Note each line of the listing that contains the string "React", and copy it.

(Plotting code records)

⟨

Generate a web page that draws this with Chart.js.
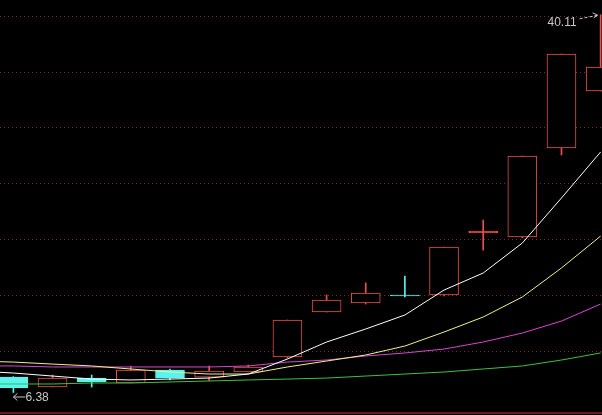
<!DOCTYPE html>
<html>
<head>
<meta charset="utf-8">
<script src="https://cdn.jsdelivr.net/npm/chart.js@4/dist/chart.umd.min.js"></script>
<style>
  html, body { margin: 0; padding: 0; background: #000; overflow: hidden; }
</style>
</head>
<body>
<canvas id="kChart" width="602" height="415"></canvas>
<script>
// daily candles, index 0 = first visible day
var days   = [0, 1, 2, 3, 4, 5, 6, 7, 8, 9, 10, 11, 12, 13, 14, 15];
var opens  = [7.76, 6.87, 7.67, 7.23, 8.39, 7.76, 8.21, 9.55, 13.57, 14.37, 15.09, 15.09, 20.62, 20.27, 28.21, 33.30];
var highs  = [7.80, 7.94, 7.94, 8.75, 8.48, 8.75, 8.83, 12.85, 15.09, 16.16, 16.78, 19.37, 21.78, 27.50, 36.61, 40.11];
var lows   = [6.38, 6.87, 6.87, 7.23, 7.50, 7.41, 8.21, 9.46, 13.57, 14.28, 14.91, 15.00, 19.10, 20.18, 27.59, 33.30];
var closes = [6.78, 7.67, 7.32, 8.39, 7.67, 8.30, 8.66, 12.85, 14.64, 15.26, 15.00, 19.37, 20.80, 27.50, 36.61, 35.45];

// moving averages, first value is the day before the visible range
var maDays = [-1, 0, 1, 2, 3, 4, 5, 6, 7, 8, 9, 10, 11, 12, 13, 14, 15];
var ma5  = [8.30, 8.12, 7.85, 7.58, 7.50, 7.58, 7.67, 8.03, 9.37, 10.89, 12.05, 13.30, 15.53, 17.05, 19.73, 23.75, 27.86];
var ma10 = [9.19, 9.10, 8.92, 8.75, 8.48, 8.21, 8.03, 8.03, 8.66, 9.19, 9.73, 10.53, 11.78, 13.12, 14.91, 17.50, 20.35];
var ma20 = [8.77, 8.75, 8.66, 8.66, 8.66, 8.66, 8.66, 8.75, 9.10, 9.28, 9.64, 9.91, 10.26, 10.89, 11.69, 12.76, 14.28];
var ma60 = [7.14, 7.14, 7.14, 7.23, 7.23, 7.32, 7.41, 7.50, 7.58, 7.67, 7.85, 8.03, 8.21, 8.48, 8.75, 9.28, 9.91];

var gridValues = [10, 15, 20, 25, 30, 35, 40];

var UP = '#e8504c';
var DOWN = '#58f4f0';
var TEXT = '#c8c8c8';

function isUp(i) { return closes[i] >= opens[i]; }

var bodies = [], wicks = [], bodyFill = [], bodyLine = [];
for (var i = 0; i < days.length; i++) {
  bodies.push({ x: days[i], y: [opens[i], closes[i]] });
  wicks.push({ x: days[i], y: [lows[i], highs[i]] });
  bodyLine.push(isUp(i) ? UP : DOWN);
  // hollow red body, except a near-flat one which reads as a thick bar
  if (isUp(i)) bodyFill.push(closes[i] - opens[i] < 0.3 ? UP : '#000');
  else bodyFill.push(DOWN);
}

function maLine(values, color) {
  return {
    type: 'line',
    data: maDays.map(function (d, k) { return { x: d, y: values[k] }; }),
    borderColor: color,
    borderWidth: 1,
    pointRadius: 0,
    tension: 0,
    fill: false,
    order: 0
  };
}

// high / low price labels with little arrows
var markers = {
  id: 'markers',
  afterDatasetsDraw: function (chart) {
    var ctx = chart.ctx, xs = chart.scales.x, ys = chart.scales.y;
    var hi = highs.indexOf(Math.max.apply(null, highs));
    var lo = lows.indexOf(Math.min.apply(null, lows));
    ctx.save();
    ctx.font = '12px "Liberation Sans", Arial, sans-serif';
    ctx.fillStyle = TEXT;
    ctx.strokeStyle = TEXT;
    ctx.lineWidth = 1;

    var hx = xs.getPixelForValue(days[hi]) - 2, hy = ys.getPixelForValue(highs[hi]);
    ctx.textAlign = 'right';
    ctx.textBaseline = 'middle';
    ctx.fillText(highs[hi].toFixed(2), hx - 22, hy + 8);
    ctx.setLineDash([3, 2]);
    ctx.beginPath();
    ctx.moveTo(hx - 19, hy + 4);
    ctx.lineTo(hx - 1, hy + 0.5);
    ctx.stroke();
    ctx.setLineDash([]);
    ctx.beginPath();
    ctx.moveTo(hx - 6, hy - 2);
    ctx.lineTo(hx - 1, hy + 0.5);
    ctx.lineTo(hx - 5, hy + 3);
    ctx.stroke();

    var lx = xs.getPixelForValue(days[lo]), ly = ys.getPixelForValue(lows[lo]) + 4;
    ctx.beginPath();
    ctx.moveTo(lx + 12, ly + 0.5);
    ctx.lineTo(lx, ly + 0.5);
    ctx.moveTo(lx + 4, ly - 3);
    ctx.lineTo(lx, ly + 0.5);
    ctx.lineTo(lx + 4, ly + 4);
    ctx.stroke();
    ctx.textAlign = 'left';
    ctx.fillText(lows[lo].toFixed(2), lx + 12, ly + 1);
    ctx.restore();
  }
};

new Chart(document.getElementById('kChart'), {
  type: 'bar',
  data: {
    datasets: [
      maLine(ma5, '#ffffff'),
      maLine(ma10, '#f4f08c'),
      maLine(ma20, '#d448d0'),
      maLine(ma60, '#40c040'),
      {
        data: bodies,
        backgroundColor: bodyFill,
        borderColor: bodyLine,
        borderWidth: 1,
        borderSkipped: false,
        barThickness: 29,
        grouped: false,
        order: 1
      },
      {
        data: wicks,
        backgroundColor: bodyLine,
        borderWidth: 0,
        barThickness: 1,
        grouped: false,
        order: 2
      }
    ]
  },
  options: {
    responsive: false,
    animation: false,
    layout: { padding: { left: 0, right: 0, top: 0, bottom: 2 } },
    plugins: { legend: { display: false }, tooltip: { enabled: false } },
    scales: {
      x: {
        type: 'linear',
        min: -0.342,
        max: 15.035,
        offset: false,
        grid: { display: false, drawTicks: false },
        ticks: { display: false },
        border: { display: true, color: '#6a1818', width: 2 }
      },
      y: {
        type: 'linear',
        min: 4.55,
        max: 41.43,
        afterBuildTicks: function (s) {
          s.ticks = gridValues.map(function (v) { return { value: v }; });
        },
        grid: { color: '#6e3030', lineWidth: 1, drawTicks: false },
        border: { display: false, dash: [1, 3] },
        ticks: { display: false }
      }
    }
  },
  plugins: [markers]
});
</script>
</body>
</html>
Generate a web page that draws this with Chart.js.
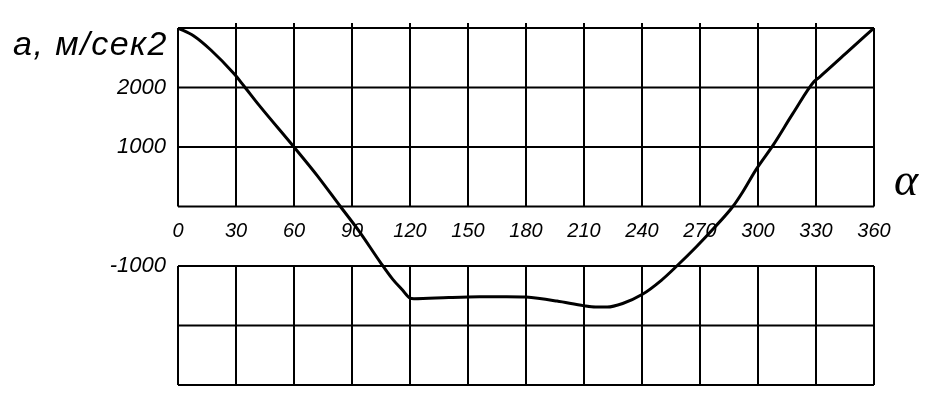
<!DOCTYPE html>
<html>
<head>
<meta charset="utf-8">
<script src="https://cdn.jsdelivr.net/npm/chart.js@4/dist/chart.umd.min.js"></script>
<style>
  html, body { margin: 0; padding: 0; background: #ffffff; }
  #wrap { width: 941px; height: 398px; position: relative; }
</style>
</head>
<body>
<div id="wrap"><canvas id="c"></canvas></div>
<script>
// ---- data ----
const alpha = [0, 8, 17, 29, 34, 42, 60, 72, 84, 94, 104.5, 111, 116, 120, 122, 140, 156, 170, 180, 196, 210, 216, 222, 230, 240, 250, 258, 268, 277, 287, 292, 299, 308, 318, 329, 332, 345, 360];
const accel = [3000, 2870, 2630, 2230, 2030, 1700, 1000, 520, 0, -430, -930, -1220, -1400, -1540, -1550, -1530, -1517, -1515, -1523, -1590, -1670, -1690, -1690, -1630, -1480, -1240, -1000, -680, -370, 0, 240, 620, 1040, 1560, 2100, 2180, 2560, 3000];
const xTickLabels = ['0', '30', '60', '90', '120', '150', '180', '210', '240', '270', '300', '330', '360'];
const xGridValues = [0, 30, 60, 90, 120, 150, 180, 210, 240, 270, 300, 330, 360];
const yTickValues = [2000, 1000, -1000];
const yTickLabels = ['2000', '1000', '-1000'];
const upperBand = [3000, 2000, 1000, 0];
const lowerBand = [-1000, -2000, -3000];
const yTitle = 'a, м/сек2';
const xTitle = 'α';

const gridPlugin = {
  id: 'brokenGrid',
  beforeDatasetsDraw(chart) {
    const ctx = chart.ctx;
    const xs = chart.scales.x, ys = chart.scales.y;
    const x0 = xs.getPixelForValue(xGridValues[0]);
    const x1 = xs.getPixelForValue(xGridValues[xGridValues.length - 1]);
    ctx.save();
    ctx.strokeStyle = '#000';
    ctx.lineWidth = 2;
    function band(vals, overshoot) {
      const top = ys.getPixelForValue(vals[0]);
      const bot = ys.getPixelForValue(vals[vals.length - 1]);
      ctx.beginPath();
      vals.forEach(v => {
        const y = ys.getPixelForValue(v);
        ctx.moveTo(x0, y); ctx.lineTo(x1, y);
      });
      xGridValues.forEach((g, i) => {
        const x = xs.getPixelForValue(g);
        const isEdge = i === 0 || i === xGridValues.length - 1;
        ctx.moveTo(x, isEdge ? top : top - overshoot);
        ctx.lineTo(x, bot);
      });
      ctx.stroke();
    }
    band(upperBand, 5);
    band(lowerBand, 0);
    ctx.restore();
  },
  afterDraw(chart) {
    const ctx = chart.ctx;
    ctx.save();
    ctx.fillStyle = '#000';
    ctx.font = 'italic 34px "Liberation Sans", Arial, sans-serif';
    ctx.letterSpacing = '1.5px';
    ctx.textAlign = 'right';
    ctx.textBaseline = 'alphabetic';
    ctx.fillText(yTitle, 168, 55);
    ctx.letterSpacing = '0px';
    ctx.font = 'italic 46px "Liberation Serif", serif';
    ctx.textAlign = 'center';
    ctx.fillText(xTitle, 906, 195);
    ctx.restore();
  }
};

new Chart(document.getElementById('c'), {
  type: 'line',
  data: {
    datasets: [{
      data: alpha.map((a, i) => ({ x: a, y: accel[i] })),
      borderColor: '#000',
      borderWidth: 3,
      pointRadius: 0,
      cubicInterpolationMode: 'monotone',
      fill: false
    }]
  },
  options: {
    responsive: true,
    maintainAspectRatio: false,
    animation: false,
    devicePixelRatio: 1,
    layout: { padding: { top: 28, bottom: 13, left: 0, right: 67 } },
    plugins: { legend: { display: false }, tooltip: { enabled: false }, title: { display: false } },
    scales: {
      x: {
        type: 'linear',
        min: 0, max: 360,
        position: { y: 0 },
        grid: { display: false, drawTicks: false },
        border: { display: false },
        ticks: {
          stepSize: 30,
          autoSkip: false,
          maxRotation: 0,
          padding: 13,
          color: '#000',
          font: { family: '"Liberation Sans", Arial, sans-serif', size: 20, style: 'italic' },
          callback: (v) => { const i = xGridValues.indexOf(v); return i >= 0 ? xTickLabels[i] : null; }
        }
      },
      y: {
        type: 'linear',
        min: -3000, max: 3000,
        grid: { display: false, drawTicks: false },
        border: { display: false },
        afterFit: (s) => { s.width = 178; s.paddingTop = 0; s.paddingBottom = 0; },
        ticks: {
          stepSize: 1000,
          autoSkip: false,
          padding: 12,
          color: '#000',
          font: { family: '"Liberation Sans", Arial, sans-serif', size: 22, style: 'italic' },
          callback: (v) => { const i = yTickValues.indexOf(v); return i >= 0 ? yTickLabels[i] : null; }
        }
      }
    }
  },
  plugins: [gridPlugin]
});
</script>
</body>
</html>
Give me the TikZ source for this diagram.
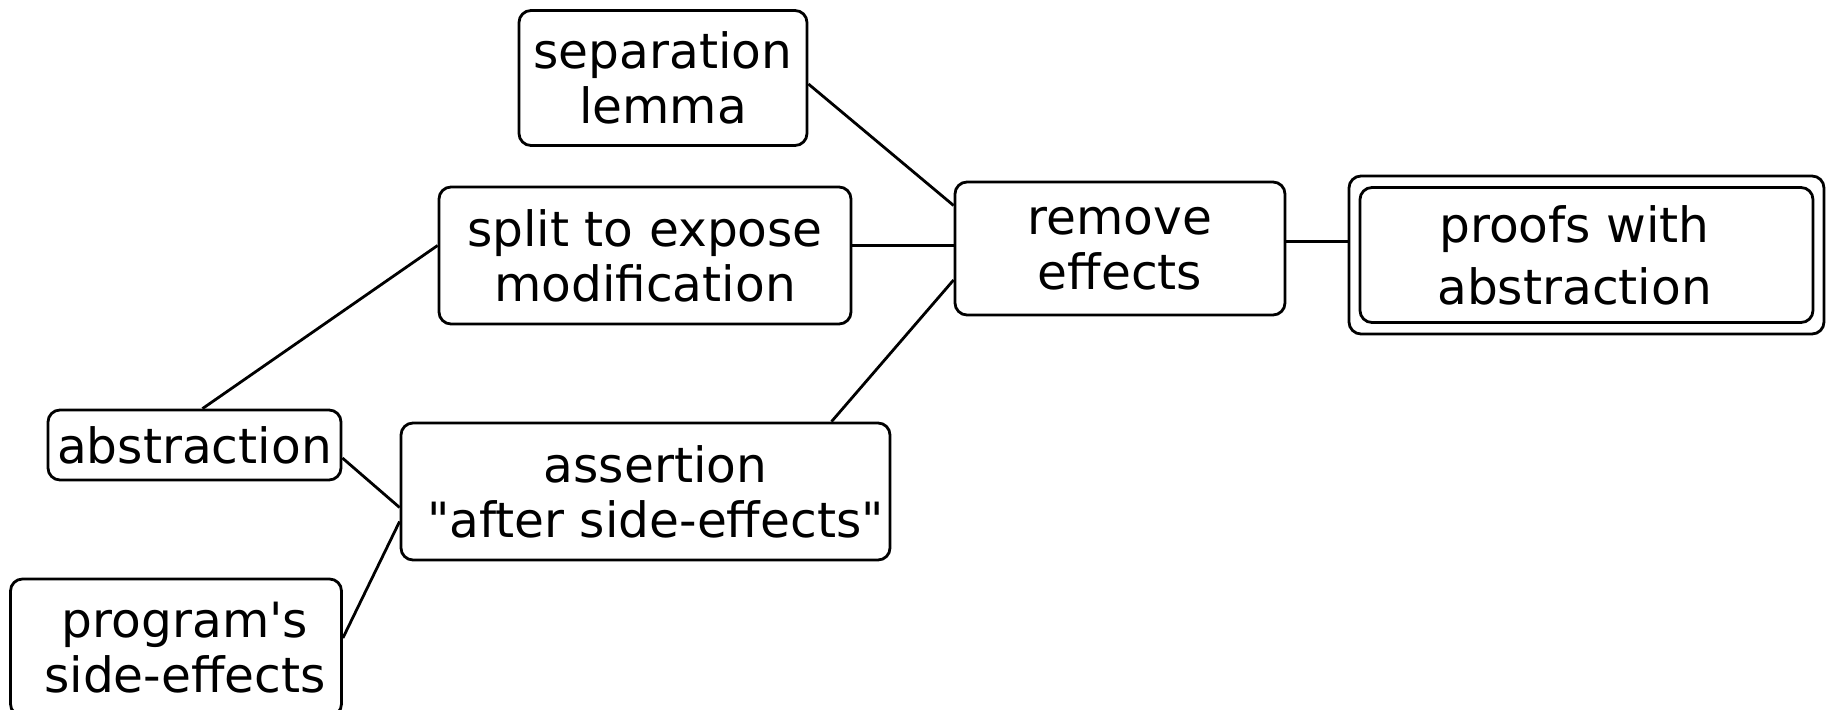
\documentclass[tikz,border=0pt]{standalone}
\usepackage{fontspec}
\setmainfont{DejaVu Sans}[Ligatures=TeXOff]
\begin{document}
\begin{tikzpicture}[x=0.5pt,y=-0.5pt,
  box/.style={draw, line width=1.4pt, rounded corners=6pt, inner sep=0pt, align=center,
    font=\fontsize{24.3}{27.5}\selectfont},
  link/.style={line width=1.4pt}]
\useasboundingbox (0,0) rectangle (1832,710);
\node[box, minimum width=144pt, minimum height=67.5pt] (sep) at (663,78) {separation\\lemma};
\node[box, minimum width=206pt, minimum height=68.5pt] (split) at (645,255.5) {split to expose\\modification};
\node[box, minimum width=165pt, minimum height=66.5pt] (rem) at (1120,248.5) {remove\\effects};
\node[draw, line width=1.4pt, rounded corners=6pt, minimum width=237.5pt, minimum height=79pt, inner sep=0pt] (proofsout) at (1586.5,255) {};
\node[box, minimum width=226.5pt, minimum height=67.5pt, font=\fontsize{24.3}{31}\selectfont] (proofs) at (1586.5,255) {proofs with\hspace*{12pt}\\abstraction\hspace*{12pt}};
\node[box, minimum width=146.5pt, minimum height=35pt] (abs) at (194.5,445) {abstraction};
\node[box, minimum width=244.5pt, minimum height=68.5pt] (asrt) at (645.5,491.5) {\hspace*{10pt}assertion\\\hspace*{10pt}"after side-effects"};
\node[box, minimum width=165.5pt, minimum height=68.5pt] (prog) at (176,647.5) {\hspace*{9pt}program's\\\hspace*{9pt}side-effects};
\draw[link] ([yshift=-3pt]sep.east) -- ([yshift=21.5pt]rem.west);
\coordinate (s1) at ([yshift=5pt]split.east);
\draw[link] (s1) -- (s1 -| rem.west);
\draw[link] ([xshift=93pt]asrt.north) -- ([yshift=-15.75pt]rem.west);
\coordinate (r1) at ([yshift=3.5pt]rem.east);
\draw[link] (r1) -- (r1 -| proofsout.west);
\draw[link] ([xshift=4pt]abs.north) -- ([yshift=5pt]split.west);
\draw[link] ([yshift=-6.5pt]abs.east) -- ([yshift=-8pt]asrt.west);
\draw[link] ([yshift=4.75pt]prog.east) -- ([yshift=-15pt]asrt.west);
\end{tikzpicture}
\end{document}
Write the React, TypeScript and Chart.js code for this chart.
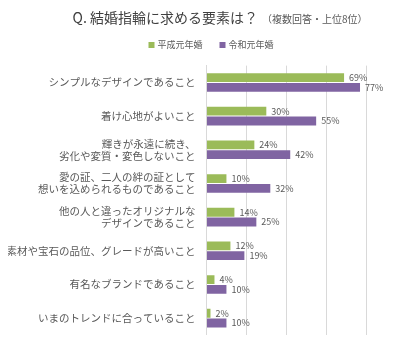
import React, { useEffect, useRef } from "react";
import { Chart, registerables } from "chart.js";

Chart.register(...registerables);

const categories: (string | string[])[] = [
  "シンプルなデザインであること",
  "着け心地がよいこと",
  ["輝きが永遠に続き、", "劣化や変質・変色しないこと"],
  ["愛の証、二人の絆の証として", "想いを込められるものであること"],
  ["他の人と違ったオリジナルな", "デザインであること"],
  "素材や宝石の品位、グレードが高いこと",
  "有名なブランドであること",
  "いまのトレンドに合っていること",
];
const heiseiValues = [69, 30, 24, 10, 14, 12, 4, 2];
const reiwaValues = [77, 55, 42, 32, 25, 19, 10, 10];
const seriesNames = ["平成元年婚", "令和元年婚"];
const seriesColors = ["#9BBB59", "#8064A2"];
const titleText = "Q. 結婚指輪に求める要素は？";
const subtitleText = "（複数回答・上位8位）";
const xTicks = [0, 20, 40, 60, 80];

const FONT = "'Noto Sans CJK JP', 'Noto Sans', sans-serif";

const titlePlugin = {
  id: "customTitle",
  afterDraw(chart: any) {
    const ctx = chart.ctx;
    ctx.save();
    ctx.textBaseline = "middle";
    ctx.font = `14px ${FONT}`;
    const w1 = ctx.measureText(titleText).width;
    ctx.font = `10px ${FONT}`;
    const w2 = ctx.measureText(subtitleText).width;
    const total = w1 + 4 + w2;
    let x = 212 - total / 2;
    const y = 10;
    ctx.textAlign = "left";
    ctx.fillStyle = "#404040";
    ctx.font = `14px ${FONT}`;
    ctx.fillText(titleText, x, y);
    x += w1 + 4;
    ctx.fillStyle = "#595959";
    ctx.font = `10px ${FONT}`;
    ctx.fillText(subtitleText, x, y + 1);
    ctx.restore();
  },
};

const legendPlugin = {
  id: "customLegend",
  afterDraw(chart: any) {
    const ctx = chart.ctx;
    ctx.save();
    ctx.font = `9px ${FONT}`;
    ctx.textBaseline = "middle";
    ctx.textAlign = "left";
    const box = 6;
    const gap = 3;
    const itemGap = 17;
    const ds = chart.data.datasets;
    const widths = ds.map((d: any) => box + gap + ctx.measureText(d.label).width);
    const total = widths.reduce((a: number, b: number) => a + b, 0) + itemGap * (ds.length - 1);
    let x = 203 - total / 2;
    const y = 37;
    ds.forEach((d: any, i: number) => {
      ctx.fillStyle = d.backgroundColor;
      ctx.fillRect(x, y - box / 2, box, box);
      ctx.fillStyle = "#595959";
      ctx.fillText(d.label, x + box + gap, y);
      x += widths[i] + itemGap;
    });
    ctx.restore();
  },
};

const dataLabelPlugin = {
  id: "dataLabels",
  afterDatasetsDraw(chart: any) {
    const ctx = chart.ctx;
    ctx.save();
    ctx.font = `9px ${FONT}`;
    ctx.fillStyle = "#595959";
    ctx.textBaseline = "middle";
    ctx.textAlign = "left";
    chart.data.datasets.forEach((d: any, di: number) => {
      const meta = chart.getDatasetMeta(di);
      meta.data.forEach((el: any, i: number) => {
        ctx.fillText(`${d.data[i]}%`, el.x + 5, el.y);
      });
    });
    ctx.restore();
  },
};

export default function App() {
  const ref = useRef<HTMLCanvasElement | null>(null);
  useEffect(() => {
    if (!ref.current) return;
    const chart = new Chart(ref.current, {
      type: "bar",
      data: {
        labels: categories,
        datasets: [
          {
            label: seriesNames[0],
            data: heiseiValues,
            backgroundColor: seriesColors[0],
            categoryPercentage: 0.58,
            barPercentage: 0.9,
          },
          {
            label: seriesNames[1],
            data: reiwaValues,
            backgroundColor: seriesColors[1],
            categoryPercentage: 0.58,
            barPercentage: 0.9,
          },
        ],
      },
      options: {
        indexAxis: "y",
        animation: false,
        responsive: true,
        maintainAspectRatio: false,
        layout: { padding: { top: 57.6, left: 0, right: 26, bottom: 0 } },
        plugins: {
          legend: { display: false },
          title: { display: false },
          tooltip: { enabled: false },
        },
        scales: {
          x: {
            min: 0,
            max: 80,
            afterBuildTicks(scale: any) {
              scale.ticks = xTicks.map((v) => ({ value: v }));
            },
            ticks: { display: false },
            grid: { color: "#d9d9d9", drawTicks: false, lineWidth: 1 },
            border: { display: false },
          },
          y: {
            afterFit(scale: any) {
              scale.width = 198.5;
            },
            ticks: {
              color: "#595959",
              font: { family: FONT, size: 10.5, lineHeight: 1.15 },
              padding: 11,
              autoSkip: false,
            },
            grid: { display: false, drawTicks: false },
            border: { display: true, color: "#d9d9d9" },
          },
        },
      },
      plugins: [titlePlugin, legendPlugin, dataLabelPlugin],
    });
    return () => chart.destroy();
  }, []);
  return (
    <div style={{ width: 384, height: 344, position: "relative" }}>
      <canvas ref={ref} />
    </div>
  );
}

⟩

Written solution:
Write the React, TypeScript and Chart.js code for this chart.
import React, { useEffect, useRef } from "react";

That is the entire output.